Assuming impulse input \( u(t) = \delta(t) \), the plant transfer function is:

$$
P(s) = \frac{X(s)}{U(s)} = \frac{1}{m s^2 + c s + k}
\]

Solving the characteristic equation gives poles:

$$
s_{1,2} = \frac{-c \pm \sqrt{c^2 - 4mk}}{2m}
\]

Cases:
- \( c^2 - 4mk > 0 \): Two distinct real poles (Overdamped)
- \( c^2 - 4mk = 0 \): Repeated real pole (Critically damped)
- \( c^2 - 4mk < 0 \): Complex conjugate poles (Underdamped)

Example 1: Let \( m = 1, c = 3, k = 2 \). Then:

Poles: \( s = -1, -2 \)
This yields an overdamped response:

$$
x(t) = e^{-2t}(1 - e^t)
\]

Example 2: Let \( m = 1, c = 1, k = 2 \). Poles are complex conjugates.
Response includes oscillations with decay envelope set by the real part, and frequency determined by the imaginary part.

Example 3: Undamped case, \( c = 0 \):

$$
P(s) = \frac{1}{ms^2 + k}
\]

Response:

$$
x(t) = \frac{1}{\sqrt{mk}} \sin\left(\sqrt{\frac{k}{m}} t \right)
\]

Poles are imaginary: \( s = \pm j \sqrt{\frac{k}{m}} \)

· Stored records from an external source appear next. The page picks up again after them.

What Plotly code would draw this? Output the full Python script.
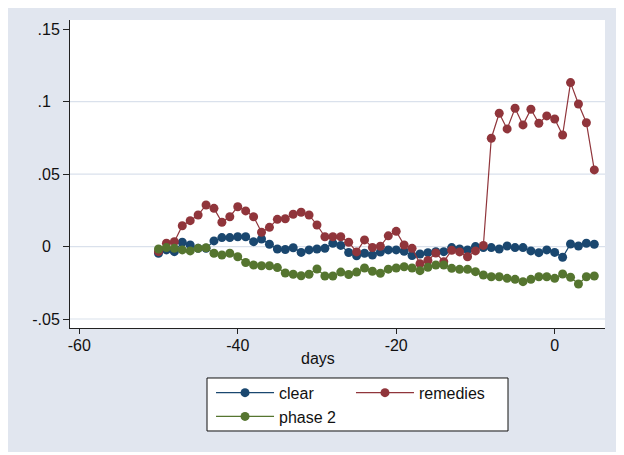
import plotly.graph_objects as go

days = [-50, -49, -48, -47, -46, -45, -44, -43, -42, -41, -40, -39, -38, -37,
        -36, -35, -34, -33, -32, -31, -30, -29, -28, -27, -26, -25, -24, -23,
        -22, -21, -20, -19, -18, -17, -16, -15, -14, -13, -12, -11, -10, -9,
        -8, -7, -6, -5, -4, -3, -2, -1, 0, 1, 2, 3, 4, 5]

clear = [-0.0046, -0.0023, -0.0035, 0.0030, 0.0011, -0.0012, -0.0012, 0.0039,
         0.0062, 0.0062, 0.0068, 0.0068, 0.0034, 0.0052, 0.0016, -0.0017,
         -0.0020, -0.0008, -0.0040, -0.0023, -0.0017, -0.0012, 0.0023, 0.0008,
         -0.0041, -0.0064, -0.0046, -0.0058, -0.0038, -0.0023, -0.0023, -0.0032,
         -0.0062, -0.0051, -0.0042, -0.0035, -0.0035, -0.0007, -0.0017, -0.0023,
         0.0000, -0.0007, -0.0007, -0.0017, 0.0004, -0.0007, -0.0007, -0.0030,
         -0.0042, -0.0023, -0.0040, -0.0074, 0.0018, 0.0004, 0.0023, 0.0016]

remedies = [-0.0035, 0.0023, 0.0034, 0.0144, 0.0179, 0.0218, 0.0287, 0.0264,
            0.0168, 0.0206, 0.0275, 0.0246, 0.0206, 0.0099, 0.0133, 0.0188,
            0.0192, 0.0223, 0.0237, 0.0218, 0.0149, 0.0068, 0.0068, 0.0068,
            0.0030, -0.0037, 0.0046, -0.0006, 0.0002, 0.0074, 0.0105, 0.0011,
            -0.0012, -0.0118, -0.0096, -0.0044, -0.0104, -0.0026, -0.0037, -0.0070,
            -0.0030, 0.0008, 0.0748, 0.0920, 0.0812, 0.0955, 0.0840, 0.0948,
            0.0851, 0.0902, 0.0881, 0.0770, 0.1132, 0.0984, 0.0855, 0.0529]

phase2 = [-0.0017, -0.0007, -0.0012, -0.0023, -0.0030, -0.0012, -0.0008, -0.0046,
          -0.0058, -0.0046, -0.0070, -0.0110, -0.0127, -0.0132, -0.0132, -0.0145,
          -0.0182, -0.0191, -0.0201, -0.0191, -0.0155, -0.0203, -0.0203, -0.0176,
          -0.0193, -0.0176, -0.0148, -0.0170, -0.0184, -0.0156, -0.0148, -0.0139,
          -0.0148, -0.0166, -0.0143, -0.0127, -0.0127, -0.0150, -0.0157, -0.0157,
          -0.0173, -0.0196, -0.0208, -0.0208, -0.0219, -0.0226, -0.0242, -0.0226,
          -0.0208, -0.0208, -0.0219, -0.0189, -0.0212, -0.0258, -0.0208, -0.0203]

series_names = ["clear", "remedies", "phase 2"]
series_colors = ["#1A476F", "#90353B", "#55752F"]
series_legends = ["legend", "legend2", "legend"]

x_tickvals = [-60, -40, -20, 0]
x_ticktext = ["-60", "-40", "-20", "0"]
y_tickvals = [-0.05, 0, 0.05, 0.1, 0.15]
y_ticktext = ["-.05", "0", ".05", ".1", ".15"]
y_gridvals = [-0.05, 0, 0.05, 0.1]
x_title = "days"

FONT = "Liberation Sans, Arial, sans-serif"
FS = 16
BG = "#E1E6EF"
TXT = "#111111"
NB = "\u00a0"

# Stata centres the y labels; pad the short ones so they sit alike
y_pad = {"0": 2, ".1": 2, "-.05": 0, ".05": 0, ".15": 0}
y_ticktext_shown = [t + NB * y_pad[t] for t in y_ticktext]

fig = go.Figure()
for name, ys, col, lg in zip(series_names, [clear, remedies, phase2],
                             series_colors, series_legends):
    fig.add_trace(go.Scatter(
        x=days, y=ys, name=name, mode="lines+markers", legend=lg,
        line=dict(color=col, width=1.2),
        marker=dict(color=col, size=9, symbol="circle"),
    ))

shapes = [
    # outer graph region
    dict(type="rect", xref="paper", yref="paper", x0=-0.1159, x1=1.0299,
         y0=-0.4026, y1=1.039, fillcolor=BG, line=dict(width=0), layer="below"),
    # plot region
    dict(type="rect", xref="paper", yref="paper", x0=0, x1=1, y0=0, y1=1,
         fillcolor="white", line=dict(width=0), layer="below"),
    # legend box
    dict(type="rect", xref="paper", yref="paper", x0=0.2561, x1=0.8187,
         y0=-0.3344, y1=-0.1623, fillcolor="white",
         line=dict(color=TXT, width=1), layer="below"),
]
for gv in y_gridvals:
    shapes.append(dict(type="line", xref="paper", yref="y", x0=0, x1=1, y0=gv, y1=gv,
                       line=dict(color="#DAE1EC", width=1.2), layer="below"))

legend_common = dict(
    orientation="v", yanchor="top", xanchor="left",
    bgcolor="rgba(0,0,0,0)", borderwidth=0, itemwidth=58,
    font=dict(family=FONT, size=FS, color=TXT), tracegroupgap=0,
)

fig.update_layout(
    width=616, height=447,
    margin=dict(l=62, r=19, t=12, b=127, autoexpand=False),
    paper_bgcolor="white", plot_bgcolor="rgba(0,0,0,0)",
    font=dict(family=FONT, size=FS, color=TXT),
    shapes=shapes,
    showlegend=True,
    legend=dict(x=0.2636, y=-0.155, **legend_common),
    legend2=dict(x=0.5252, y=-0.155, **legend_common),
    annotations=[dict(text=x_title, xref="paper", yref="paper", x=0.4636, y=-0.1006,
                      xanchor="center", yanchor="middle", showarrow=False,
                      font=dict(family=FONT, size=FS, color=TXT))],
)
fig.update_xaxes(
    range=[-61.17, 6.35], tickvals=x_tickvals, ticktext=x_ticktext,
    showgrid=False, zeroline=False, showline=True, linecolor="#222222", linewidth=1,
    ticks="outside", ticklen=5, tickcolor="#222222", tickwidth=1,
    ticklabelstandoff=-2,
    tickfont=dict(family=FONT, size=FS, color=TXT),
    automargin=False,
)
fig.update_yaxes(
    range=[-0.0562, 0.1564], tickvals=y_tickvals, ticktext=y_ticktext_shown,
    showgrid=False, zeroline=False, showline=True, linecolor="#222222", linewidth=1,
    ticks="outside", ticklen=6, tickcolor="#222222", tickwidth=1,
    tickfont=dict(family=FONT, size=FS, color=TXT),
    automargin=False,
)

fig.write_html("out.html")
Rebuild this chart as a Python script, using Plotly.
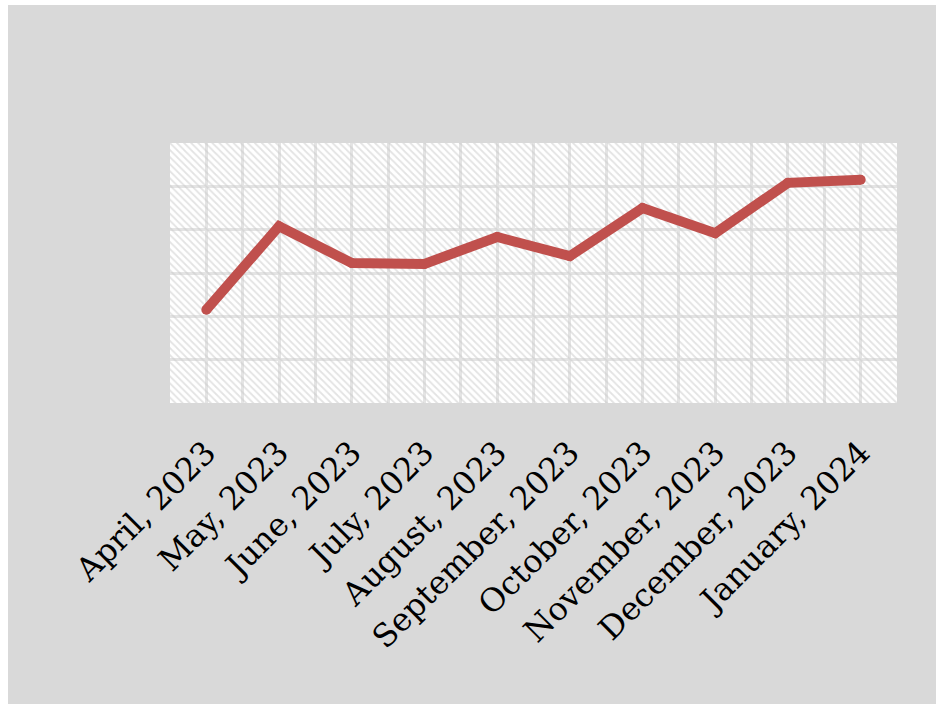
import plotly.graph_objects as go

months = ["April, 2023", "May, 2023", "June, 2023", "July, 2023", "August, 2023",
          "September, 2023", "October, 2023", "November, 2023", "December, 2023", "January, 2024"]
values = [21.5, 40.8, 32.3, 32.1, 38.3, 33.9, 45.0, 39.2, 50.8, 51.5]
y_range = [0, 60]

xs = list(range(len(months)))
x_lo, x_hi = -0.5, len(months) - 0.5

W, H = 936, 704
ml, mr, mt, mb = 170, 39, 143, 301
pw, ph = W - ml - mr, H - mt - mb

fig = go.Figure()
# hatched plot background
fig.add_trace(go.Scatter(
    x=[x_lo, x_hi, x_hi, x_lo, x_lo], y=[y_range[0], y_range[0], y_range[1], y_range[1], y_range[0]],
    mode="lines", line=dict(width=0), fill="toself", fillcolor="rgba(0,0,0,0)",
    fillpattern=dict(shape="\\", fgcolor="#c8c8c8", bgcolor="rgba(0,0,0,0)", size=5, solidity=0.35),
    hoverinfo="skip", showlegend=False))
fig.add_trace(go.Scatter(
    x=xs, y=values, mode="lines+markers",
    line=dict(color="#c0504d", width=10),
    marker=dict(color="#c0504d", size=10),
    showlegend=False))

# white page offset strips
def px_x(p):
    return (p - ml) / pw

def px_y(p):
    return (H - mb - p) / ph

fig.add_shape(type="rect", xref="paper", yref="paper", x0=px_x(0), x1=px_x(8), y0=px_y(H), y1=px_y(0),
              fillcolor="white", line=dict(width=0), layer="above")
fig.add_shape(type="rect", xref="paper", yref="paper", x0=px_x(0), x1=px_x(W), y0=px_y(5), y1=px_y(0),
              fillcolor="white", line=dict(width=0), layer="above")

fig.update_layout(
    width=W, height=H,
    margin=dict(l=ml, r=mr, t=mt, b=mb),
    paper_bgcolor="#d9d9d9", plot_bgcolor="white",
    font=dict(family="DejaVu Serif", color="black"),
    xaxis=dict(range=[x_lo, x_hi], tickvals=xs, ticktext=months, tickangle=-45,
               tickfont=dict(size=32, family="DejaVu Serif", color="black"),
               showgrid=True, gridcolor="#e4e4e4", gridwidth=3, zeroline=False,
               showline=False, ticks="outside", ticklen=17, tickcolor="rgba(0,0,0,0)",
               minor=dict(dtick=1, tick0=0.5, showgrid=True, gridcolor="#e4e4e4", gridwidth=3)),
    yaxis=dict(range=y_range, dtick=10, showticklabels=False, showgrid=True,
               gridcolor="#e4e4e4", gridwidth=3, zeroline=False, showline=False, ticks=""),
)

fig.write_html("out.html")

Now consider a frictionless sliding mass:

Equation:

$$
u = m \dot{v}
\Rightarrow
P(s) = \frac{V(s)}{U(s)} = \frac{1}{ms}
\]

Pole: \( s = 0 \)
Response:

$$
v(t) = \frac{1}{m}
\]

This is a constant velocity response.

We can now map system responses to pole locations in the \( s \)-domain.

Summary from the figure:
- Left-half real poles → exponential decay
- Complex conjugate poles → underdamped oscillations
- Pure imaginary poles → sinusoidal oscillation
- Right-half poles → unstable growth

Design Insight:

- Pole placement is critical for shaping system response.
- Zero placement can fine-tune transient performance.
- Adding zeroes near poles can help flatten or sharpen responses.

Summary of Concepts

- Transfer functions represent LTI (Linear Time-Invariant), causal systems.
- Poles determine the dominant modes of system behavior.
- Real poles lead to exponential decay.
- Complex poles lead to oscillations.
- Zeroes shape response profiles, especially during transients.
- Pole-zero maps offer intuitive visual insight into system stability and dynamics.